Room brightness


Bronze Member
Username: Kinggimp82

Post Number: 46
Registered: May-05
im experiencing brightness and would like some tips to treat my room.

i live in an apartment. room is aprox 15' wide x12' deep x 8' high. the right side opens to the kitchen. the left side is a large plate glass window with blinds. the floor is basically indoor outdoor. its like basement carpet over concrete. and the back wall is pretty much empty drywall.

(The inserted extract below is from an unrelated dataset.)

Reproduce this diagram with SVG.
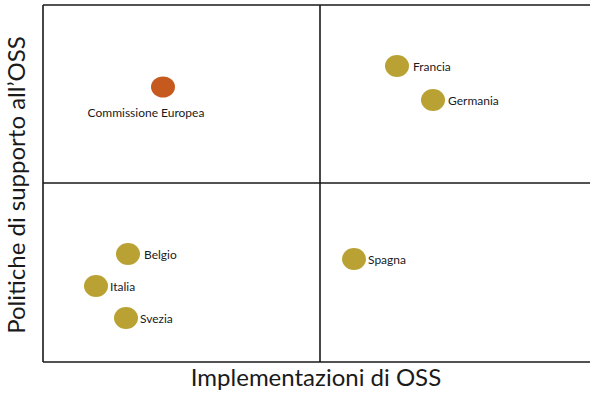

incase you need to know my system is as follows.
FRONT: ascend accoustics CBM-170 SE'S
CENTER: ascend accoustics CMT-340 C SE
SURROUND: None (ascend accoustics HTM-200s soon)
SUB: Hsu STF-2
REC: Pioneer VSX-514

what could i do to treat my room? id imagine a large rug and thick curtains would help. any info would be much appreciated.


Silver Member
Username: Eib_nation

Ohio EIBville

Post Number: 153
Registered: Jul-06
what could i do to treat my room?

Try googling 'acoustic room treatments'.

This is exactly the type of treatment you need to fix the acoustics of any room.

Many companies offer these types of products, and you should research many to see which fit's your needs the best.

Good luck.

New member
Username: 865warren

Post Number: 9
Registered: Dec-08
As mentioned many companies offer this service so I would compare what they are offering and prices - there are sometimes huge differences...

Bronze Member
Username: Nency

Post Number: 97
Registered: May-09
Most rooms usually fall in the 25% to 75% range for coverage. And this is only for walls and ceiling. This largely depends on the room design, your intentions for the room, and maybe even your style of music or content.

We checked in with Auralex (the acoustic treatment know-it-alls), and they suggest the following generalizations:
• Control rooms for rock, pop, rap, hip-hop, R&B, country, techno, MIDI music, etc. usually benefit from 50% to 75% coverage and mostly absorption.
• Control rooms for jazz, art (classical), choral, acoustic, world and other forms of ensemble music usually benefit from 35% to 50% coverage. The only catch is that the control room be a little more ''dead'' than the main recording or ''live room.'' Diffusion is usually used more generously in these types of control rooms.
• "Live rooms" will vary a lot. Some well-designed live rooms can get by with 20% coverage (or even less!). Most fall into the 25% to 50% range. And this is usually a healthy mix of absorption and diffusion. The most successful live rooms usually have some degree of variability.
• Isolation booths usually call for quite a bit of absorption -- 75% or more.